• WHAT YOU NEED TO DO: All the data below goes into the copy word for word, but the pictures don't.

>> BEGIN DATA SEGMENT

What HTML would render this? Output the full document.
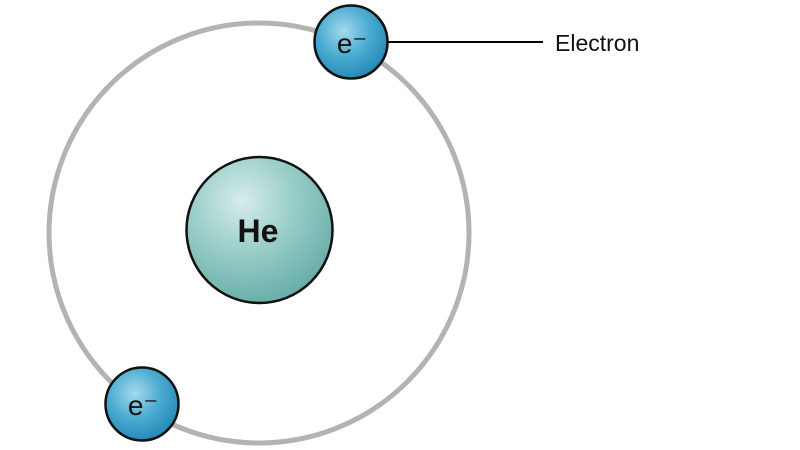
<!DOCTYPE html>
<html><head><meta charset="utf-8"><style>html,body{margin:0;padding:0;background:#fff;}svg{display:block}</style></head>
<body>
<svg width="800" height="450" viewBox="0 0 800 450" xmlns="http://www.w3.org/2000/svg">
<defs>
<radialGradient id="n" cx="0.38" cy="0.3" r="0.75">
<stop offset="0" stop-color="#d6ecea"/><stop offset="0.45" stop-color="#9ccfca"/><stop offset="1" stop-color="#64aba6"/>
</radialGradient>
<radialGradient id="e" cx="0.4" cy="0.35" r="0.7">
<stop offset="0" stop-color="#a6d9ec"/><stop offset="0.5" stop-color="#4cacd2"/><stop offset="1" stop-color="#1f86b4"/>
</radialGradient>
</defs>
<circle cx="259" cy="233" r="210" fill="none" stroke="#b3b3b3" stroke-width="5"/>
<line x1="385" y1="42" x2="543" y2="42" stroke="#000" stroke-width="2"/>
<circle cx="259.5" cy="230" r="73" fill="url(#n)" stroke="#111" stroke-width="2.5"/>
<text x="258" y="242" font-family="Liberation Sans, sans-serif" font-weight="bold" font-size="32" text-anchor="middle" fill="#111">He</text>
<circle cx="351" cy="42" r="36.5" fill="url(#e)" stroke="#111" stroke-width="2.5"/>
<text x="352" y="53" font-family="Liberation Sans, sans-serif" font-size="28" text-anchor="middle" fill="#111">e⁻</text>
<circle cx="142" cy="404" r="36.5" fill="url(#e)" stroke="#111" stroke-width="2.5"/>
<text x="143" y="415" font-family="Liberation Sans, sans-serif" font-size="28" text-anchor="middle" fill="#111">e⁻</text>
<text x="555" y="51" font-family="Liberation Sans, sans-serif" font-size="23" fill="#111">Electron</text>
</svg>
</body></html>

>> END DATA SEGMENT

• EXPECTED ANSWER:
What HTML would render this? Output the full document.
<!DOCTYPE html>
<html><head><meta charset="utf-8"><style>html,body{margin:0;padding:0;background:#fff;}svg{display:block}</style></head>
<body>
<svg width="800" height="450" viewBox="0 0 800 450" xmlns="http://www.w3.org/2000/svg">
<defs>
<radialGradient id="n" cx="0.38" cy="0.3" r="0.75">
<stop offset="0" stop-color="#d6ecea"/><stop offset="0.45" stop-color="#9ccfca"/><stop offset="1" stop-color="#64aba6"/>
</radialGradient>
<radialGradient id="e" cx="0.4" cy="0.35" r="0.7">
<stop offset="0" stop-color="#a6d9ec"/><stop offset="0.5" stop-color="#4cacd2"/><stop offset="1" stop-color="#1f86b4"/>
</radialGradient>
</defs>
<circle cx="259" cy="233" r="210" fill="none" stroke="#b3b3b3" stroke-width="5"/>
<line x1="385" y1="42" x2="543" y2="42" stroke="#000" stroke-width="2"/>
<circle cx="259.5" cy="230" r="73" fill="url(#n)" stroke="#111" stroke-width="2.5"/>
<text x="258" y="242" font-family="Liberation Sans, sans-serif" font-weight="bold" font-size="32" text-anchor="middle" fill="#111">He</text>
<circle cx="351" cy="42" r="36.5" fill="url(#e)" stroke="#111" stroke-width="2.5"/>
<text x="352" y="53" font-family="Liberation Sans, sans-serif" font-size="28" text-anchor="middle" fill="#111">e⁻</text>
<circle cx="142" cy="404" r="36.5" fill="url(#e)" stroke="#111" stroke-width="2.5"/>
<text x="143" y="415" font-family="Liberation Sans, sans-serif" font-size="28" text-anchor="middle" fill="#111">e⁻</text>
<text x="555" y="51" font-family="Liberation Sans, sans-serif" font-size="23" fill="#111">Electron</text>
</svg>
</body></html>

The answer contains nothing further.